2) What, if anything, prevents the execution of a Haskell term from
being a proof in equational logic?


It seems that Haskells type system has this logical purity[4]


My motivation for such questions is that I am researching various
*algebraic styles* such as Haskell, OCAML, Maude, and CafeOBJ.
My current general research question is; how closely do executable terms
in these languages match their *logical* meaning.

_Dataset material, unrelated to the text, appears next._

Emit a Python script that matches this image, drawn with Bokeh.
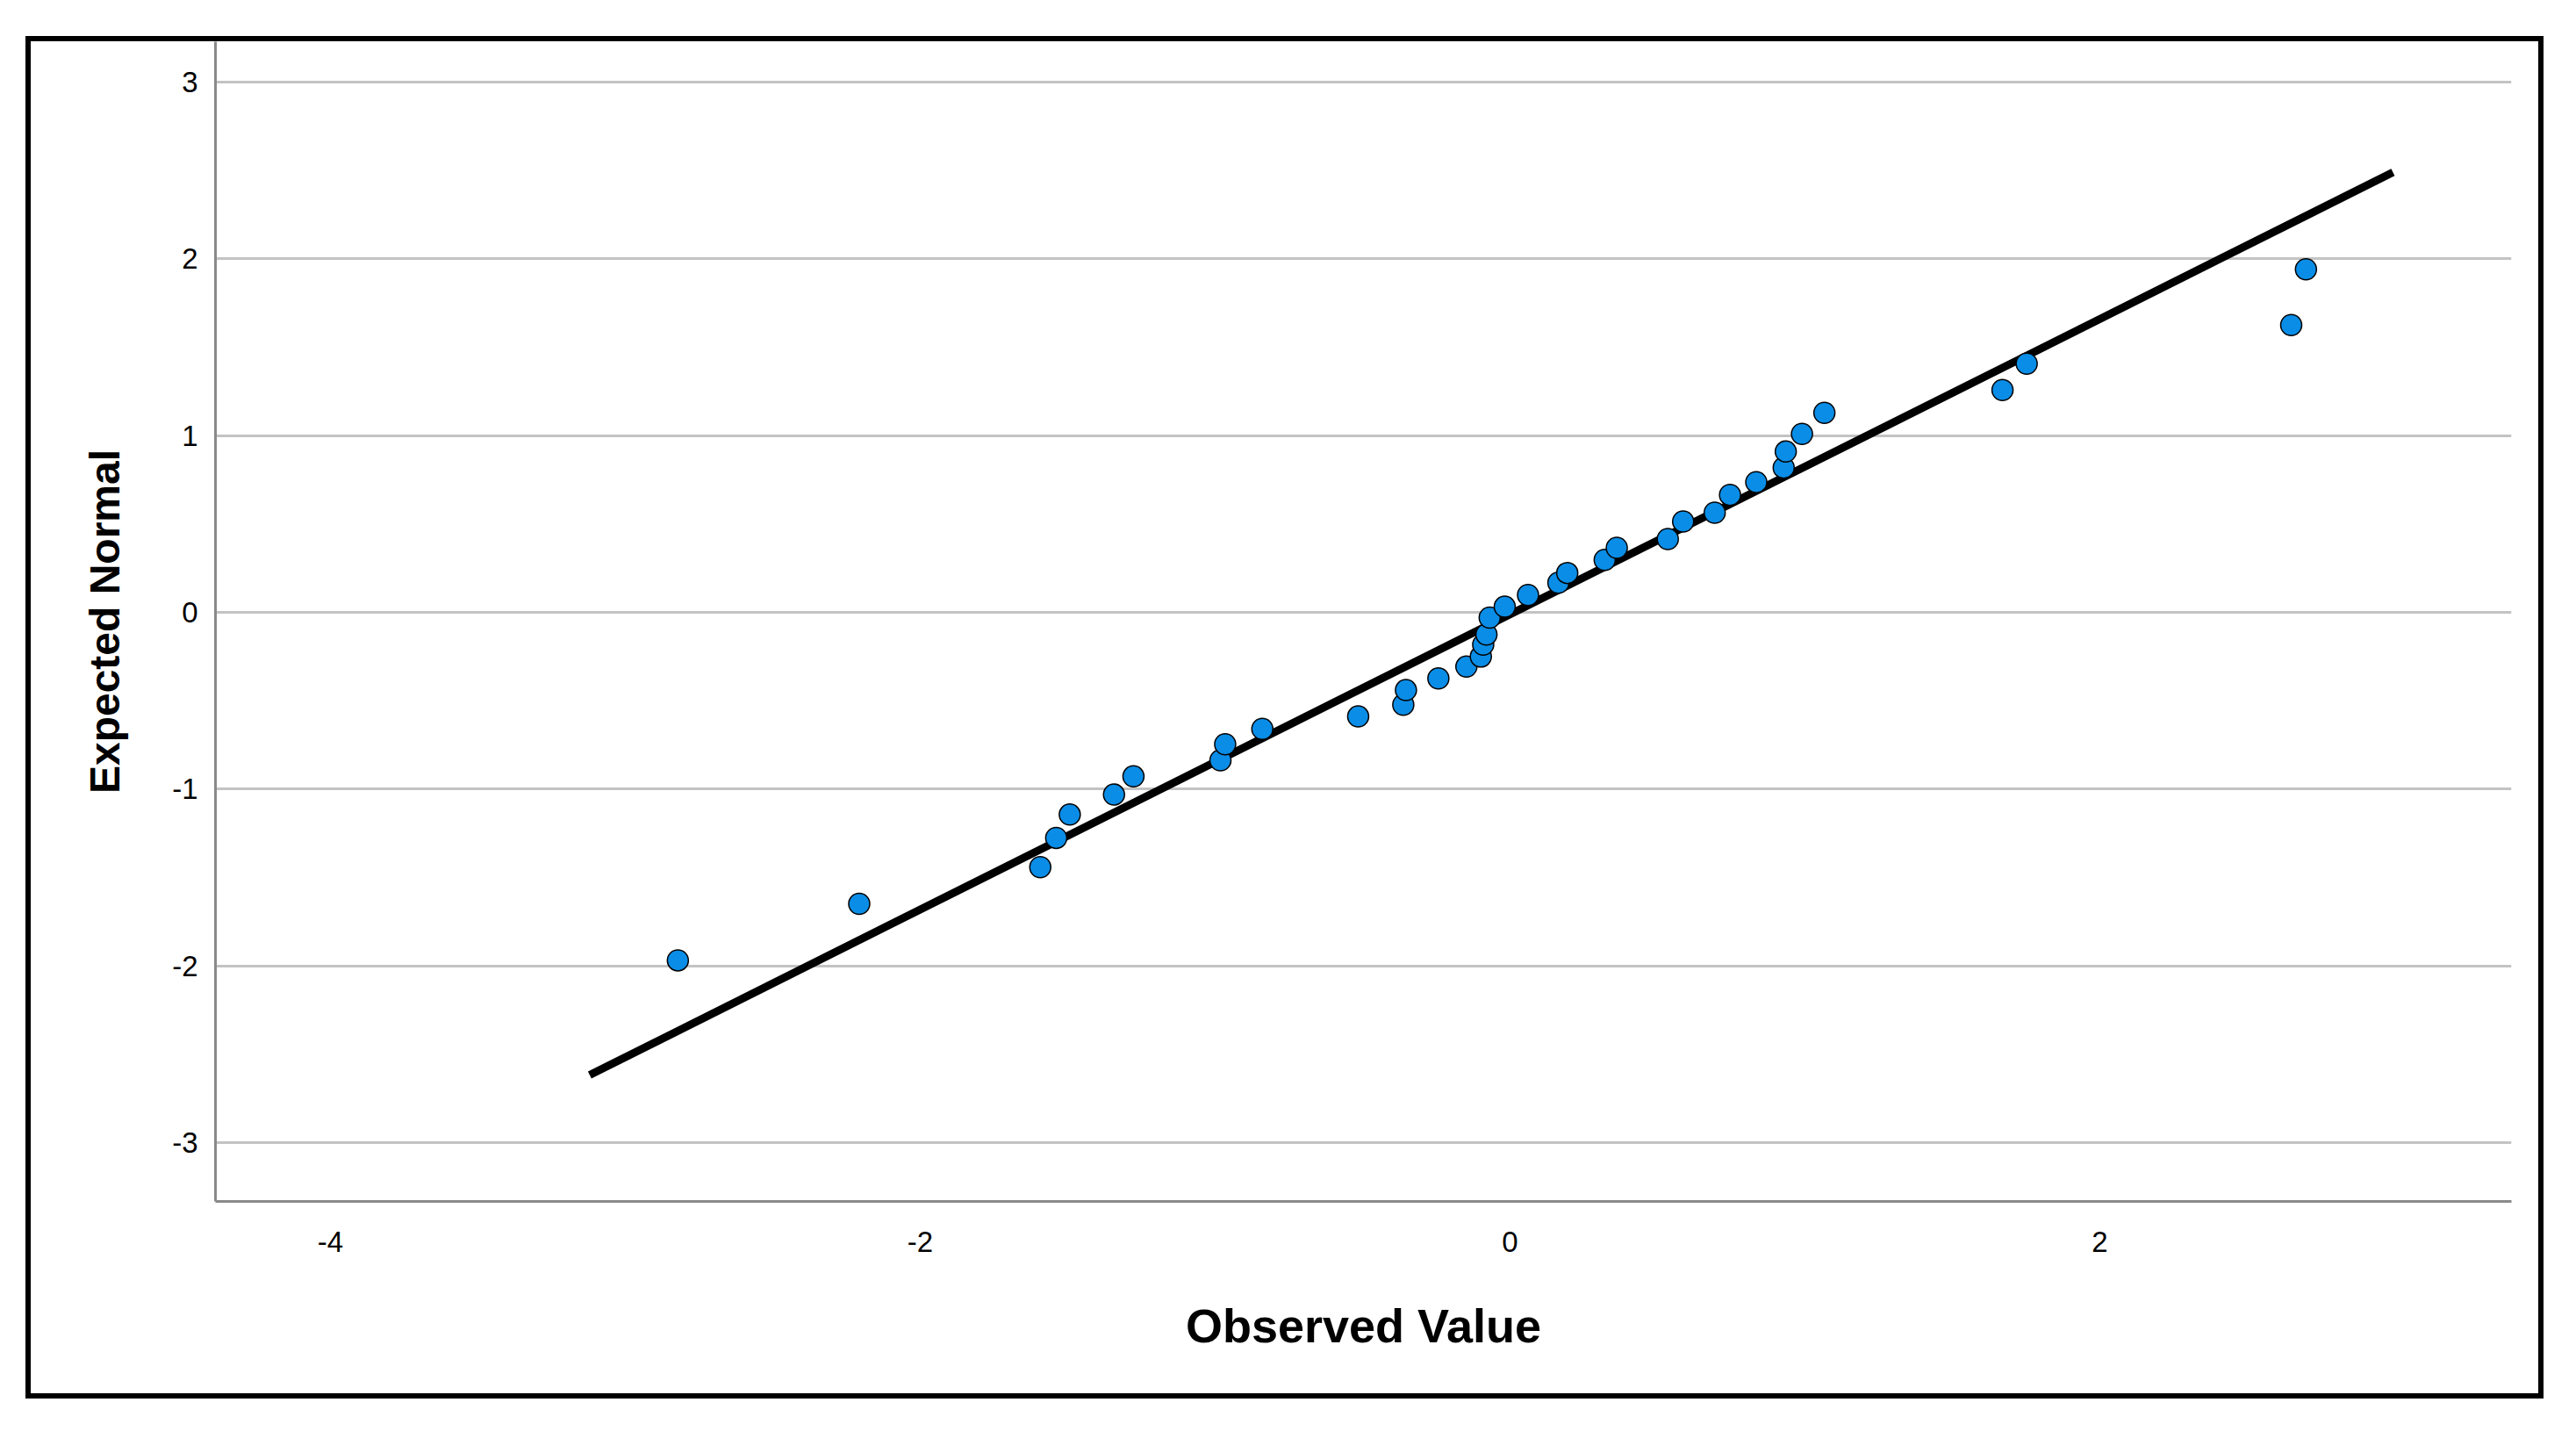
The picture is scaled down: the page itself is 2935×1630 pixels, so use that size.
from bokeh.plotting import figure
from bokeh.models import Range1d, FixedTicker, InlineStyleSheet
from bokeh.embed import file_html
from bokeh.resources import INLINE

# Observed values (x) and expected normal quantiles (y)
observed = [-2.822, -2.207, -1.593, -1.539, -1.493, -1.343, -1.277, -0.982, -0.966, -0.840,
            -0.515, -0.362, -0.353, -0.243, -0.148, -0.099, -0.091, -0.080, -0.069, -0.018,
            0.061, 0.164, 0.194, 0.321, 0.362, 0.535, 0.587, 0.694, 0.746, 0.835,
            0.928, 0.935, 0.990, 1.066, 1.670, 1.752, 2.649, 2.699]
expected = [-1.969, -1.649, -1.442, -1.276, -1.144, -1.031, -0.928, -0.837, -0.746, -0.659,
            -0.589, -0.523, -0.440, -0.374, -0.307, -0.250, -0.182, -0.125, -0.030, 0.032,
            0.098, 0.168, 0.223, 0.297, 0.365, 0.415, 0.514, 0.564, 0.665, 0.737,
            0.819, 0.910, 1.010, 1.129, 1.258, 1.407, 1.626, 1.941]

# Reference line
line_x = [-3.121, 2.994]
line_y = [-2.618, 2.490]

x_ticks = [-4, -2, 0, 2]
y_ticks = [-3, -2, -1, 0, 1, 2, 3]

p = figure(frame_width=2616, frame_height=1321,
           min_border_left=245, min_border_right=66,
           min_border_top=35, min_border_bottom=254,
           x_range=Range1d(-4.39, 3.396), y_range=Range1d(-3.333, 3.229),
           output_backend="svg", toolbar_location=None,
           background_fill_color="white", border_fill_color="white")

p.margin = (12, 0, 0, 0)
p.stylesheets = [InlineStyleSheet(css="""
:host { position: relative; }
:host::after {
  content: "";
  position: absolute;
  left: 29px;
  top: 29px;
  width: 2869px;
  height: 1552px;
  box-sizing: border-box;
  border: 6px solid black;
  pointer-events: none;
  z-index: 1000;
}
""")]

p.outline_line_color = None
p.xgrid.grid_line_color = None
p.ygrid.grid_line_color = "#c3c3c3"
p.ygrid.grid_line_width = 3
p.ygrid.ticker = FixedTicker(ticks=y_ticks)

for ax in (p.xaxis[0], p.yaxis[0]):
    ax.axis_line_color = "#8a8a8a"
    ax.axis_line_width = 3
    ax.major_tick_line_color = None
    ax.minor_tick_line_color = None
    ax.major_label_text_font = "Liberation Sans"
    ax.major_label_text_font_size = "33px"
    ax.major_label_text_color = "black"
    ax.axis_label_text_font = "Liberation Sans"
    ax.axis_label_text_font_style = "bold"
    ax.axis_label_text_color = "black"

p.xaxis.ticker = FixedTicker(ticks=x_ticks)
p.yaxis.ticker = FixedTicker(ticks=y_ticks)
p.xaxis.major_label_overrides = {t: str(t) for t in x_ticks}
p.yaxis.major_label_overrides = {t: str(t) for t in y_ticks}
p.xaxis.axis_label = "Observed Value"
p.yaxis.axis_label = "Expected Normal"
p.xaxis.axis_label_text_font_size = "54px"
p.yaxis.axis_label_text_font_size = "48px"
p.xaxis.major_label_standoff = 28
p.yaxis.major_label_standoff = 14
p.xaxis.axis_label_standoff = 51
p.yaxis.axis_label_standoff = 47

p.line(line_x, line_y, line_color="black", line_width=9)
p.scatter(observed, expected, size=24, fill_color="#0a8de6",
          line_color="black", line_width=1.5)

open("out.html", "w").write(file_html(p, INLINE))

For example, languages
like Java need additional logical scaffolding (like JML[3]) to give them
logical machine readable meaning.
I *guess* that the gap between operational and logical semantics is
rather less in Haskell that in Java, and I further *guess* that the gap
less again in Maude or CafeOBJ. I think a good answer to question 2)
would remove the *guess* from the Haskell case.

Pat
[1] http://rewriting.loria.fr/documents/plaisted.ps.gz
[2]http://www.forsoft.de/~rumpe/icse98-ws/tr/0202Diaconescu.ps
[3] http://www.eecs.ucf.edu/~leavens/JML/
[4]http://www.haskell.org/haskellwiki/Type_arithmetic


Dan Doel wrote:
> The use of equational reasoning in a language like Haskell (as advocated by, 
> say, Richard Bird) is that of writing down naive programs, and transforming 
> them by equational laws into more efficient programs. Simple examples of this 
> are fusion laws for maps and folds, so if we have:
> 
>     foo = foldr f z . map g . map h
> 
> we can deforest it like so:
> 
>     foldr f z . map g . map h
>       = (map f . map g = map (f . g))
>     foldr f z . map (g . h)
>       = (foldr f z . map g = foldr (f . g) z)
>     foldr (f . g . h) z
> 
> now, this example is so simple that GHC can do it automatically, and that's a 
> side benefit: a sufficiently smart compiler can use arbitrarily complex 
> equational rules to optimize your program. But, for instance, Bird (I think) 
> has a functional pearl paper on incrementally optimizing a sudoku solver* 
> using equational reasoning such as this.
> 
> Now, you can still do this process in an impure language, but impurity ruins 
> most of these equations. It is not true that:
> 
>     map f . map g = map (f . g)
> 
> if f and g are not pure, because if f has side effects represented by S, and g 
> has side effects represented by T, then the left hand side has side effects 
> like:
> 
>     T T T ... S S S ...
> 
> while the right hand side has side effects like:
> 
>     T S T S T S ...
> 
> so the equation does not hold.
> 
> This is all, of course, tweaking programs using equational rules you've 
> checked by hand. Theorem provers are for getting machines to check your 
> proofs.
> 
> Hope that helps.
> -- Dan
> 
> * If you check the haskell wiki page on sudoku solvers, there's an entry 
> something like 'sudoku ala Bird', written by someone else (Graham Hutton, 
> comes to mind), that demonstrates using Bird's method.